Eichengreen, B (2010), Exorbitant Privilege: The Rise and Fall of the Dollar and the Future of the International Monetary System. Oxford University Press.

Goldberg, L (2011), “The International Role of the Dollar: Does it Matter if This Changes?" Staff Reports 522, Federal Reserve Bank of New York.

Jevons, S (1875), “Money as a Mechanism of Exchange." Kegan Paul, Trench, and Co.: London.

Kareken, J and N Wallace (1981), “On the Indeterminacy of Equilibrium Exchange Rates." Quarterly Journal of Economics, 96, 2, 207—222.

Kim, Y S (1996), “Money, Barter, and Costly Information Acquisition”, Journal of Monetary Economics, 37, 119--142.

Lagos, R and R Wright (2005), “A Unified Framework for Monetary Theory and Policy Analysis," Journal of Political Economy, 113(3), 463--284.

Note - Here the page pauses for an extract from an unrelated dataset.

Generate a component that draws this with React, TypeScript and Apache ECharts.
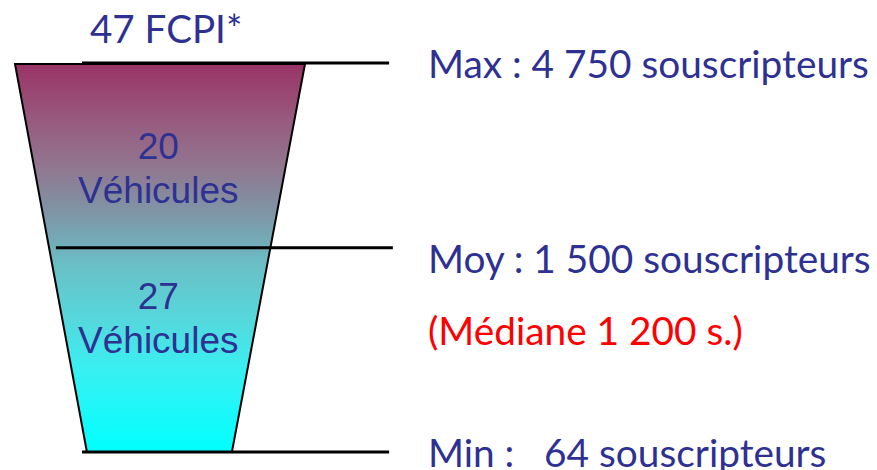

Lerner, A (1947), “Money as Creature of the State," American Economic Review, 83, 312--217.

Lester, B, A Postlewaite, and R Wright (2012), “Liquidity, Asset Pricing, and Monetary Policy," Review of Economic Studies, 79(3), 12090--1238.

Li, Y, G Rocheteau, and P-O Weill (2012), “Liquidity and the Threat of Fraudulent Assets,” Journal of Political Economy, vol. 120, 815--846.

Matsuyama, K, N Kiyotaki, and A Matsui (1993), “Toward a Theory of International Currency”, Review of Economic Studies, 60, 283--307.

Menger, K (1892), “On the Origin of Money,” The Economic Journal, 2(6) 239--255.

Mihm, S (2007), A Nation of Counterfeiters: Capitalists, Con Men, and the Making of the United States. Cambridge: Harvard University Press.

Portes, R and H Rey (2002), “Euro vs. Dollar: Will the Euro Replace the Dollar as the World Currency?” Economic Policy, 13, 26.

Wright, R and A Trejos (2001), “International Currency," Advances in Macroeconomics, 1(3).

Zhang, C (2014), “An Information-Based Theory of International Currency,” Journal of International Economics, 93(2), 286-301.